Menurut Kiki, para dosen atau akademisi yang selama ini menyusun kurikulum harus lebih banyak terpapar (terekspos) oleh teknologi pembelajaran terbaru, cara pembelajaran terbaru dan strategi pembelajaran terbaru. Sehingga saat melakukan transformasi kurikulum, maka perubahan tersebut benar-benar mengakomodir kebutuhan lapangan.
Salah satu strategi pembelajaran yang sedang didorong oleh Ditjen Vokasi saat ini adalah project based learning. Dengan project based learning tersebut, mahasiswa yang memiliki kompetensi akan lebih cepat selesai karena tentu akan lebih cepat menyelesaikan project-nya.
Diakui Kiki, beberapa perguruan tinggi vokasi saat ini sudah melakukan inovasi-inovasi terkait kurikulum dan system pembelajaran. “Mereka cepat mencari, beradaptasi dan ini tidak melanggar regulasi, karena memang regulasinya sekarang sangat memungkinkan, termasuk dalam hal semester antara (semester pendek) dan system paket mata kuliah,” tegasnya.
Terkait sistem paket mata kuliah yang dikeluhkan mahasiswa pendidikan tinggi vokasi, Kiki meminta agar perguruan tinggi vokasi tidak lagi terlalu terikat dengan aturan tersebut. Terkecuali untuk mata kuliah yang kompetensinya bersifat natural dan berjenjang. “Dosen-dosen yang belum inovatif, kita buka dulu regulasinya lalu kita bilang kalau Anda berinovasi, Anda tidak salah, regulasinya sudah benar,” tegasnya.
Ia berjanji akan berdiskusi lebih lanjut lagi dengan para pemimpin perguruan tinggi vokasi terkait system paket mata kuliah ini. Intinya perguruan tinggi vokasi didorong untuk mengadopsi kebijakan yang lebih tranformatif sehingga pembelajaran lebih lentur dan fleksibel.

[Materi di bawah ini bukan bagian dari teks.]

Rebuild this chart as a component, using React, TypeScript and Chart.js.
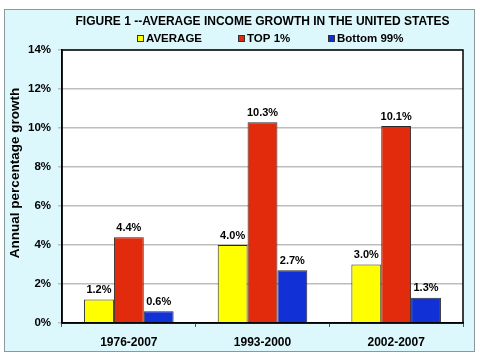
import React, { useEffect, useRef } from "react";
import { Chart, registerables } from "chart.js";

Chart.register(...registerables);

const categories = ["1976-2007", "1993-2000", "2002-2007"];
const averageValues = [1.2, 4.0, 3.0];
const top1Values = [4.4, 10.3, 10.1];
const bottom99Values = [0.6, 2.7, 1.3];
const seriesNames = ["AVERAGE", "TOP 1%", "Bottom 99%"];
const titleText = "FIGURE 1 --AVERAGE INCOME GROWTH IN THE UNITED STATES";
const yAxisTitle = "Annual percentage growth";

const FONT = "'Liberation Sans', Arial, sans-serif";
const COLORS = ["#ffff00", "#e22a0c", "#1131d6"];

const decorPlugin = {
  id: "decor",
  beforeDraw(chart: any) {
    const ctx = chart.ctx;
    ctx.save();
    ctx.fillStyle = "#ffffff";
    ctx.fillRect(0, 0, chart.width, chart.height);
    ctx.fillStyle = "#ddf8fc";
    ctx.fillRect(4, 9, 471, 343);
    ctx.strokeStyle = "#8a9a9c";
    ctx.lineWidth = 1;
    ctx.strokeRect(4.5, 9.5, 470, 342);
    const a = chart.chartArea;
    ctx.fillStyle = "#ffffff";
    ctx.fillRect(a.left, a.top, a.right - a.left, a.bottom - a.top);
    ctx.restore();
  },
  afterDraw(chart: any) {
    const ctx = chart.ctx;
    const a = chart.chartArea;
    ctx.save();
    // plot border
    ctx.strokeStyle = "#000000";
    ctx.lineWidth = 1.5;
    ctx.strokeRect(a.left, a.top, a.right - a.left, a.bottom - a.top);
    // title
    const cx = (a.left + a.right) / 2;
    ctx.fillStyle = "#000000";
    ctx.font = `bold 12px ${FONT}`;
    ctx.textAlign = "center";
    ctx.textBaseline = "middle";
    ctx.fillText(titleText, cx, 22);
    // y axis title
    ctx.save();
    ctx.translate(15, 173);
    ctx.rotate(-Math.PI / 2);
    ctx.font = `bold 13.5px ${FONT}`;
    ctx.fillText(yAxisTitle, 0, 0);
    ctx.restore();
    // legend
    ctx.font = `bold 11.5px ${FONT}`;
    ctx.textAlign = "left";
    const starts = [137, 238, 328];
    chart.data.datasets.forEach((ds: any, i: number) => {
      const x = starts[i];
      ctx.fillStyle = ds.backgroundColor;
      ctx.fillRect(x, 35, 7, 7);
      ctx.strokeStyle = "#333333";
      ctx.lineWidth = 1;
      ctx.strokeRect(x + 0.5, 35.5, 6, 6);
      ctx.fillStyle = "#000000";
      ctx.fillText(ds.label, x + 9, 39);
    });
    // value labels
    ctx.font = `bold 11px ${FONT}`;
    ctx.textAlign = "center";
    ctx.textBaseline = "bottom";
    chart.data.datasets.forEach((ds: any, i: number) => {
      const meta = chart.getDatasetMeta(i);
      meta.data.forEach((bar: any, j: number) => {
        ctx.fillText(ds.data[j].toFixed(1) + "%", bar.x, bar.y - 4);
      });
    });
    ctx.restore();
  },
};

export default function App() {
  const ref = useRef<HTMLCanvasElement>(null);
  useEffect(() => {
    document.body.style.margin = "0";
    const chart = new Chart(ref.current!, {
      type: "bar",
      data: {
        labels: categories,
        datasets: [
          { label: seriesNames[0], data: averageValues, backgroundColor: COLORS[0] },
          { label: seriesNames[1], data: top1Values, backgroundColor: COLORS[1] },
          { label: seriesNames[2], data: bottom99Values, backgroundColor: COLORS[2] },
        ].map((d) => ({ ...d, borderColor: "#2a2a2a", borderWidth: 1, barPercentage: 1, categoryPercentage: 0.67 })),
      },
      options: {
        animation: false,
        responsive: false,
        layout: { padding: { left: 0, top: 50, right: 17, bottom: 0 } },
        plugins: { legend: { display: false }, title: { display: false }, tooltip: { enabled: false } },
        scales: {
          x: {
            afterFit: (s: any) => { s.height = 36; },
            grid: { drawOnChartArea: false, color: "#555555", tickLength: 4, offset: true },
            border: { color: "#000000", width: 1.5 },
            ticks: { color: "#000000", font: { family: FONT, size: 12, weight: "bold" }, padding: 8 },
          },
          y: {
            min: 0,
            max: 14,
            afterFit: (s: any) => { s.width = 62; },
            grid: { color: "#bdbdbd", lineWidth: 1.5, tickLength: 4 },
            border: { color: "#000000", width: 1.5 },
            ticks: {
              stepSize: 2,
              color: "#000000",
              padding: 7,
              font: { family: FONT, size: 11.5, weight: "bold" },
              callback: (v: any) => v + "%",
            },
          },
        },
      },
      plugins: [decorPlugin],
    });
    return () => chart.destroy();
  }, []);
  return (
    <div style={{ position: "relative", width: 480, height: 359 }}>
      <canvas ref={ref} width={480} height={359} style={{ display: "block", width: 480, height: 359 }} />
    </div>
  );
}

Menurut Kiki, dengan strategi pembelajaran yang mengalami banyak perubahan, dukungan sarana prasarana yang lebih lengkap, perkembangan teknologi informasi dan prosedur kerja industri, aturan paket mata kuliah semestinya tidak berlaku kaku seperti dulu.
Kiki menegaskan dalam hal trasformasi kurikulum, ada tiga hal yang harus diperhatikan oleh para akademisi. Yakni perkembangan teknologi, strategi pembelajaran, dan sarana prasarana yang dimiliki oleh perguruan tinggi. Ketiga hal tersebut harus menjadi pertimbangan ketika akademisi akan melakukan transformasi kurikulum.

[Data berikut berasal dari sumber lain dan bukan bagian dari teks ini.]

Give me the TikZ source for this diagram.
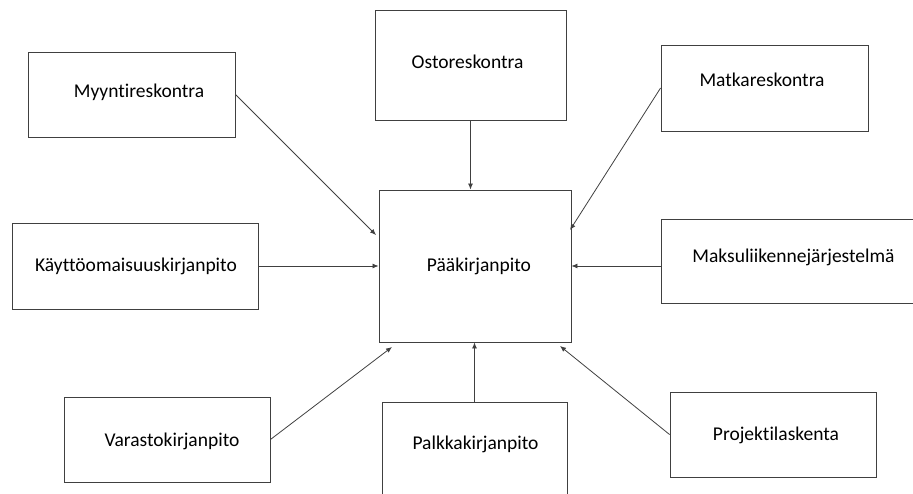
\documentclass[tikz,border=0pt]{standalone}
\usepackage{fontspec}
\setmainfont{Carlito}[Ligatures={NoCommon}]
\usetikzlibrary{arrows.meta}
\begin{document}
\begin{tikzpicture}[x=1pt,y=-1pt,
  box/.style={draw=black!75, line width=0.9pt, inner sep=0pt},
  lbl/.style={font=\fontsize{19.5}{23}\selectfont, inner sep=0pt},
  feed/.style={draw=black!75, line width=0.8pt, -{Latex[length=6pt,width=5pt]}}]
\useasboundingbox (0,0) rectangle (913,493);
\clip (0,0) rectangle (913,493);
% boxes
\node[box, minimum width=207pt, minimum height=85pt] (myynti) at (131.5,94.5) {};
\node[box, minimum width=191pt, minimum height=110pt] (osto) at (470.5,65) {};
\node[box, minimum width=207pt, minimum height=86pt] (matka) at (764.5,88) {};
\node[box, minimum width=192pt, minimum height=152pt] (paa) at (475,266) {};
\node[box, minimum width=246pt, minimum height=86pt] (kaytto) at (135,266) {};
\node[box, minimum width=254pt, minimum height=84pt] (maksu) at (788,261) {};
\node[box, minimum width=206pt, minimum height=85pt] (varasto) at (167,439.5) {};
\node[box, minimum width=185pt, minimum height=110pt] (palkka) at (474.5,457) {};
\node[box, minimum width=206pt, minimum height=85pt] (projekti) at (773,434.5) {};
% texts
\node[lbl] (myyntiText) at (139,92) {Myyntireskontra};
\node[lbl] (ostoText) at (467.5,62) {Ostoreskontra};
\node[lbl] (matkaText) at (762,80) {Matkareskontra};
\node[lbl] (paaText) at (479,266) {Pääkirjanpito};
\node[lbl] (kayttoText) at (136,266) {Käyttöomaisuuskirjanpito};
\node[lbl] (maksuText) at (793.5,257) {Maksuliikennejärjestelmä};
\node[lbl] (varastoText) at (172,441) {Varastokirjanpito};
\node[lbl] (palkkaText) at (475.5,444) {Palkkakirjanpito};
\node[lbl] (projektiText) at (776,435) {Projektilaskenta};
% arrow ends
\coordinate (myyntiIn) at (376,235);
\coordinate (matkaIn) at (570,230);
\coordinate (varastoIn) at (392,347);
\coordinate (projektiIn) at (560,346);
% arrows
\draw[feed] (myynti.east) -- (myyntiIn);
\draw[feed] (osto.south) -- (osto.south |- paa.north);
\draw[feed] (matka.west) -- (matkaIn);
\draw[feed] (kaytto.east) -- (paa.west);
\draw[feed] (maksu.west |- paa.east) -- (paa.east);
\draw[feed] (varasto.east) -- (varastoIn);
\draw[feed] (palkka.north) -- (palkka.north |- paa.south);
\draw[feed] (projekti.west) -- (projektiIn);
\end{tikzpicture}
\end{document}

Ia mencontohkan ketika akademisi melakukan transformasi kurkulum tetapi sarana prasarana kurang mendukung, pada akhirnya kurikulum baru tersebut tidak bisa dijalankan maksimal. “Dan karena persoalan keterbatasan sarana prasarana ini, banyak program studi yang kesulitan melakukan transformasi kurikulum. Itu mengapa sekarang pembelajaran kita buat slentur mungkin,” lanjut Kiki.

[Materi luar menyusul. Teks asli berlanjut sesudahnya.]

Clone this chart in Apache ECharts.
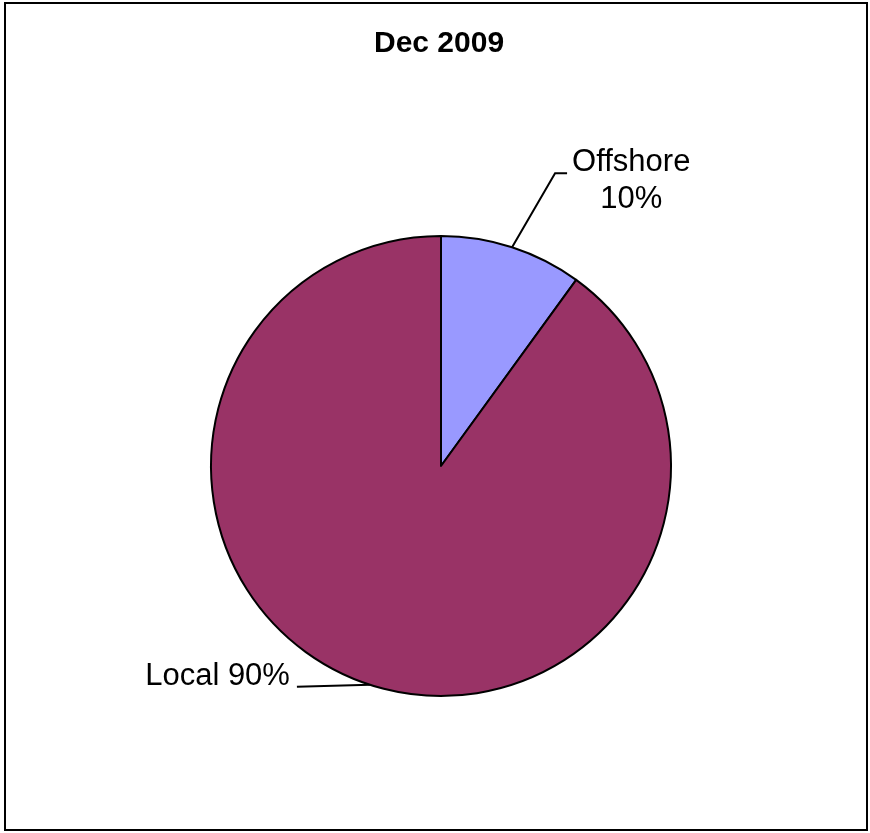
<!DOCTYPE html>
<html>
<head>
<meta charset="utf-8">
<script src="https://cdn.jsdelivr.net/npm/echarts@6/dist/echarts.min.js"></script>
<style>
  html, body { margin: 0; padding: 0; background: #fff; }
  #chart { width: 870px; height: 833px; }
</style>
</head>
<body>
<div id="chart"></div>
<script>
// Data
const categories = ['Offshore', 'Local'];
const values = [10, 90];
const colors = ['#9999FF', '#993366'];
const chartTitle = 'Dec 2009';

const chart = echarts.init(document.getElementById('chart'));

const option = {
  animation: false,
  title: {
    text: chartTitle,
    left: 374,
    top: 29,
    padding: 0,
    textStyle: {
      fontFamily: 'Liberation Sans, Arial, sans-serif',
      fontSize: 30,
      fontWeight: 'bold',
      color: '#000'
    }
  },
  graphic: [{
    type: 'rect',
    shape: { x: 5, y: 3, width: 862, height: 827 },
    style: { fill: 'none', stroke: '#000', lineWidth: 2 },
    silent: true
  }],
  series: [{
    type: 'pie',
    center: [441, 466],
    radius: 230,
    startAngle: 90,
    clockwise: true,
    avoidLabelOverlap: false,
    emphasis: { disabled: true },
    itemStyle: { borderColor: '#000', borderWidth: 2 },
    label: {
      show: true,
      position: 'outside',
      fontFamily: 'Liberation Sans, Arial, sans-serif',
      fontSize: 31,
      lineHeight: 37,
      color: '#000',
      formatter: (p) => p.dataIndex === 0
        ? p.name + '\n' + Math.round(p.percent) + '%'
        : p.name + ' ' + Math.round(p.percent) + '%'
    },
    labelLine: {
      show: true,
      length: 20,
      length2: 20,
      lineStyle: { color: '#000', width: 2 }
    },
    labelLayout: (p) => {
      const s = p.labelLinePoints && p.labelLinePoints[0];
      if (!s) return {};
      if (p.dataIndex === 0) {
        const bend = [s[0] + 43, s[1] - 74];
        const end = [bend[0] + 12, bend[1]];
        return {
          x: end[0] + 5 + p.labelRect.width / 2,
          y: end[1] + 8,
          align: 'center',
          verticalAlign: 'middle',
          labelLinePoints: [s, bend, end]
        };
      }
      const end = [s[0] - 73, s[1] + 2];
      return {
        x: end[0] - 7,
        y: end[1] - 10,
        align: 'right',
        verticalAlign: 'middle',
        labelLinePoints: [s, end]
      };
    },
    data: categories.map((name, i) => ({
      name,
      value: values[i],
      itemStyle: { color: colors[i] }
    }))
  }]
};

chart.setOption(option);
</script>
</body>
</html>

Diakui Kiki, pihaknya terus melakukan berbagai upaya untuk mendorong peningkatan mutu dan kualitas pembelajaran pada pendidikan vokasi baik jenjang menengah maupun perguruan tinggi. Pembenahan termasuk praktik baik pendidikan vokasi akan terus dikomunikasikan kepada masyarakat luas sehingga minat untuk melanjutkan ke pendidikan vokasi semakin meningkat. “Kami ingin vokasi menjadi pilihan terbaik dan utama bagi individu ketika akan melanjutkan pendidikannya,” tandas Kiki.